Se você conhece mais alguns mitos que circulam sobre nós fique a vontade para descrevê-los na área de comentários. Se você não concorda e/ou não gosta do que escrevi pode e deve ficar a vontade para questionar.
6 comentários:
Gostei demais do que escreveu sobre "MITOS", concordo com voce.
O conflito é grande para todos, o desafio maior é resignar-se e compreender que todos temos talentos e podemos fazer coisas boas para beneficiar o mundo em que vivemos.
Segundo Paulo Freire (1986) não há pessoas que sabem mais do que as outras, o que há verdadeiramente são pessoas diferentes,... todos podemos aprender juntos,... desde um simples agricultor até o mais intelectual dos homens. Socrates também afirmou: "Só sei que nada sei..." Eis aí a chave do aperfeiçoamento humano...
Anônimo 1, obrigado pela visita. Você tem razão, isso não é fácil, mas porque a vida deveria de ser fácil?
O aspie é alguém que coloca em xeque os ideias que as pessoas tem a respeito dos outros. Somos a diferença, e a diferença pode causar muito medo.
Anônimo 2, considerando o que você disse, percebe o quão importante que é na sociedade o papel daquelas pessoas diferentes que destoam dos padrões estabelecidos, como nós?
Você tem razão, vivemos em uma relação de dependência mútua, por isso que disse no texto que me arrependi de ter me considerado superior as outras pessoas. Considerar os outros inferiores parece muito confortável mas é tortuoso quando você percebe que no fundo precisa e muito daquela humanidade que renega.
Apesar dessa premissa de que nós Aspies tenhamos uma espécie de distúrbio ser fundamentada cientificamente, o mais razoável é compreender que essa distinção é tão desnecessária quanto definir subraças no tronco principal homo sapiens... Em síntese temos na nossa maioria um desejo inato de nos adaptar a sociedade e contribuir com essa com capacidades especiais que afinal temos, se alguma discrepância social nos é conferida também é verdade que dos nossos saem pessoas que modificam o mundo nos campos que exigem grande concentração e processamento de informações como áreas científicas e humanas... Penso que cabe a nós portadores dessa particularidade a responsabilidade de nos enquadrar tanto quanto possivel ao modelo social existente e a sociedade natual a percepção de que nós somos elementos diferenciados e com potencial para contribuir efetivamente em campos especificos para o bem comum. Penso que o equilíbrio está no exercício da empatia mútua e na capacidade de Aspies e naturais se verem sempre sob as perspectivas de ser humano e de humanidade, simultâneamente.
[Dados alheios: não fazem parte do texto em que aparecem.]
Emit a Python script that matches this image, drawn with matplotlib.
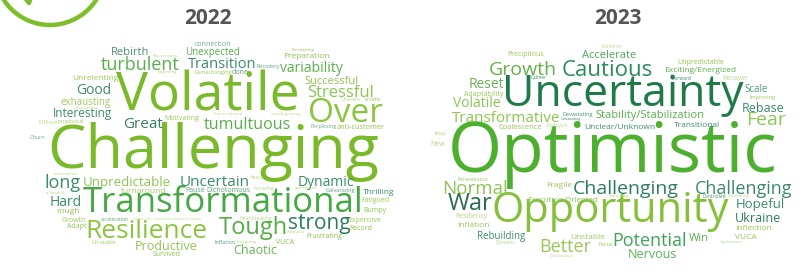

Gostei muito desse blog, apesar de já ter 25 anos e a pouco tempo ter descoberto o nome do meu distúrbio, posso por experiência própria assegurar que existe lugar para nós na sociedade e que temos uma capacidade diferencialmente positiva no que tange atividade cerebral, para que possamos usar essa capacidade em nosso favor e ao mesmo tempo coexistir bem socialmente e contribuir com o coletivo é imprescindível quebrarmos diariamente os paradigmas, somente assim os dias tornam-se menos tensos e podemos coexistir positivamente sem sermos vistos como anormais...
Saudações.
Muito bom! Gostei muito de ler e sobre as opiniões...ainda ando a encontrar o meu eu que tb é torturoso.